Reproducibility and Logging¶
One of the most important aspect of the experiment management is reproducibility which is ensured by some framework utilities.
In this page, we will introduce how experiments and configuration are stored and how they can be used in other projects.
First of all, the configuration files contain a fixed seed under core.seed
that is set before running any line of code. This seed is also used by datamodule
classes.
Each experiment that has been initiated has its own folder. If the user is using the default settings. The folder will be saved under logs/(multi)<runs>/<core.name>/YYYY-MM-DD_HH-mm-SS
that is relative to the folder where quadra
command is running.
Typical example of the folder structure is:
logs/.../experiment_name/
├── checkpoints
│ └── ...
├── config_resolved.yaml
├── config_tree.txt
├── data
│ └── datamodule.pkl
├── deployment_model
│ └── ...
├── main.log
├── .hydra
│ ├── config.yaml
│ └── overrides.yaml
└── task_specific_outputs...
- checkpoints: This folder contains the checkpoints of the model (if any was saved).
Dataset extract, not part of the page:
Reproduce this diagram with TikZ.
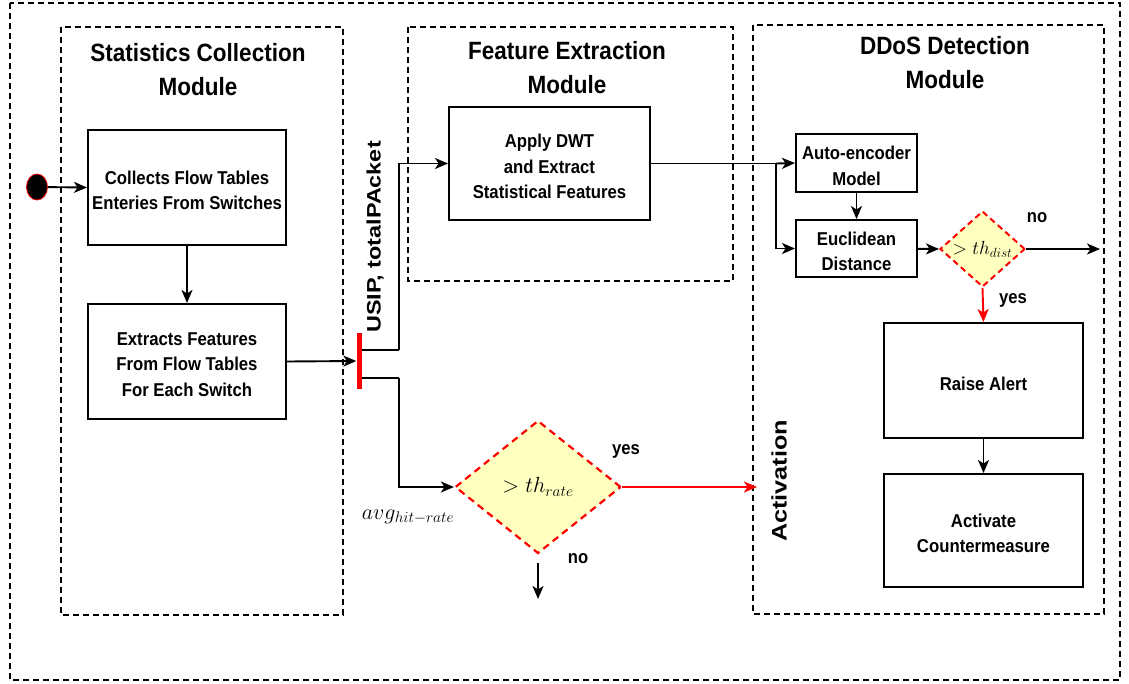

- config_resolved.yaml: This file contains the resolved configuration after hydra parses it. It is useful when you want to know what is the final configuration after resolving the overrides.
- config_tree.txt: Human readable version of the configuration.
- datamodule.pkl: A serialized version of the datamodule that is used in the experiment, it contains the train, val and split datasets alongside all the other parameters.
- deployment_model: Contains the eventual model in deployment format.
- main.log: This file contains the system logs of the experiment.
- .hydra: This folder contains the hydra configuration file created by hydra.
- task_specific_outputs: These are auxiliary files that are used to store the results of the experiment, generally they are treated as artifacts so specific loggers can handle them
Note
If the user specifies `core.upload_artifacts=True` in the config file, the artifacts will be uploaded to the logger artifact storage if possible.
Since all final configurations are written into config_resolved.yaml
file, it is the single file enough to compare or replicate the experiment. However, we need to sync the codebase as the same it has been used to train the model. To do so, the quadra library also saves the git commit hash of the codebase as hyperparameter under git/commit
tag. Using this hash, user can git checkout <commit-hash>
the codebase and have the identical repository setup to run the same experiment.